Read more: How American educated the children of Nazis after World War II

So why is Putin using a term from the 1940s and 1950s in 2022?

The Soviet Union helped the Allies defeat the Nazis. There were more than 20 million casualties, and memory of the fighting still lives on in the region. So using a term like denazification resonates deeply with his domestic audience and is a “very powerful piece of propaganda,” says Stanley. “From the perspective of many of the Russian people, Nazism is something the Germans brought from the West, which resulted in the horrific mass murder of many Soviet citizens, Jewish and non-Jewish…Putin—and he’s been doing this for many years—is saying that anything that comes from the west is Nazism.”

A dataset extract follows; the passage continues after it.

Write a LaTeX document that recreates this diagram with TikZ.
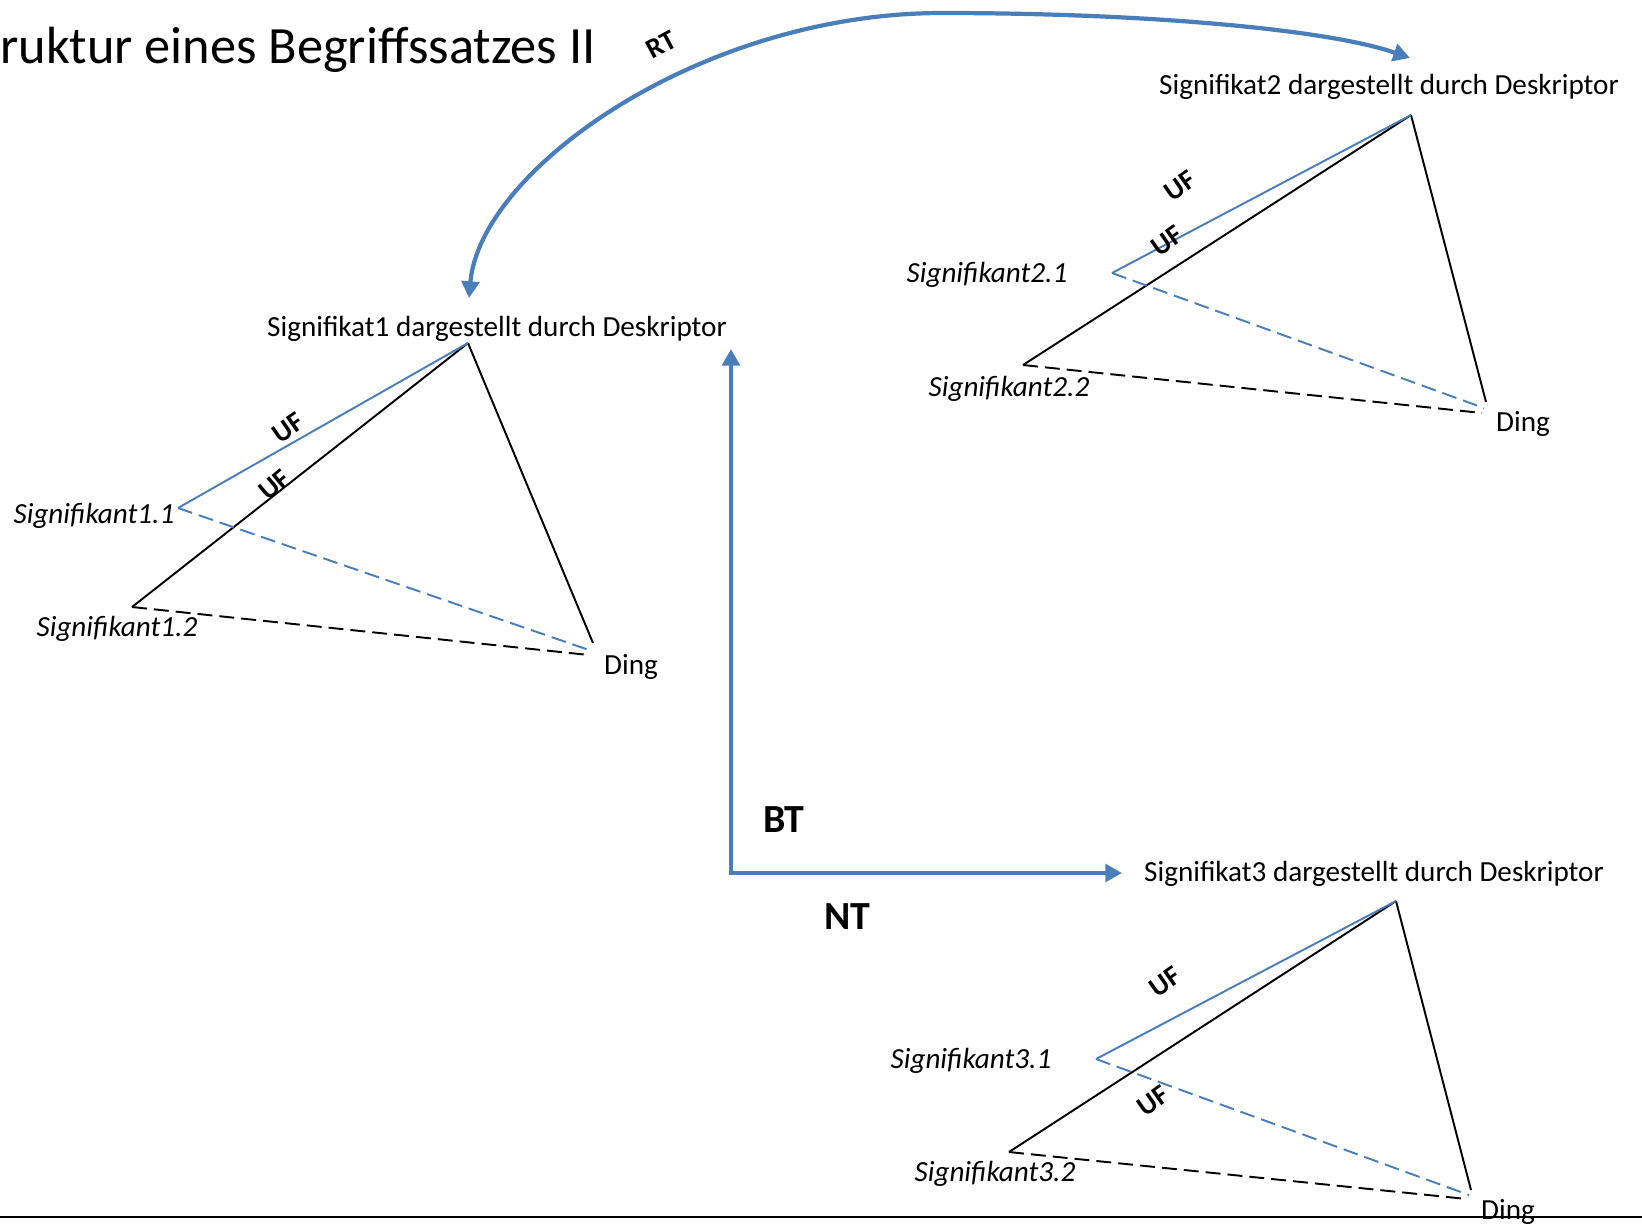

About 1.5 million Ukrainian Jews died during the Holocaust. While there were Ukrainians who collaborated with Nazi German occupiers during World War II, the historians TIME talked to stress those instances are contained to that era.

“At one point, there were some Ukrainians who collaborated with Nazis,” explains Jeffrey Veidlinger, author of In the Shadow of the Shtetl: Small-Town Jewish Life in Soviet Ukraine. “This is why Putin can use that term, because it has resonance and people are familiar with this history of Ukraine having sympathies with the Nazis, but this was 80 years ago, and isn’t reflective of the current Ukrainian Government…It’s a meaningless term when Putin uses it. He’s not afraid of Nazis in Ukraine. He’s afraid of democracy in Ukraine. And he recognizes that as democracy encroaches upon Russia as it comes closer to Russia, there’s a threat that those people will demand democracy.”

The current Ukrainian government is not a fascist dictatorship or in any way associated with the Nazi past. Its president, Volodymyr Zelensky, is democratically elected in a fair election, winning 73% of the vote in the 2019 presidential election.

Read more: How Volodymyr Zelensky Defended Ukraine and United the World

“What Putin tries to rely on is the fact that there are extreme right-wing elements in Ukraine that could conceivably be described as neo-Nazi. But these are fringe elements, as the landslide election of President Zelensky has demonstrated,” says Bartov.

Zelensky is also Jewish. His grandfather fought in the Soviet Army against the Nazis, and his family lost relatives in the Holocaust.

“It’s a classic form of antisemitism to say that the Jews are the Nazis. And that’s what he’s doing,” says Snyder. “The purpose of this war is to target a government which is headed by a Jew. So if you call that denazification, what you’re saying is, the Jews are the real Nazis, and we are the real victims. He’s appealing to a certain tradition in antisemitism, which tries to flip around who are the victims and who are the perpetrators…But, as I say, I think his main purpose here is just to pervert these terms and to confuse us.” Such “perversions,” as he puts it, could “pollute the whole moral inheritance of the Second World War.”

But historical accuracy is not the priority, argues Snyder. “He’s deliberate. He’s deliberately abusing these concepts in this tradition and trying to turn it around,” he says. “He’s not really referring to any true history. He’s just taking advantage of the fact that there are strong emotions around these concepts.”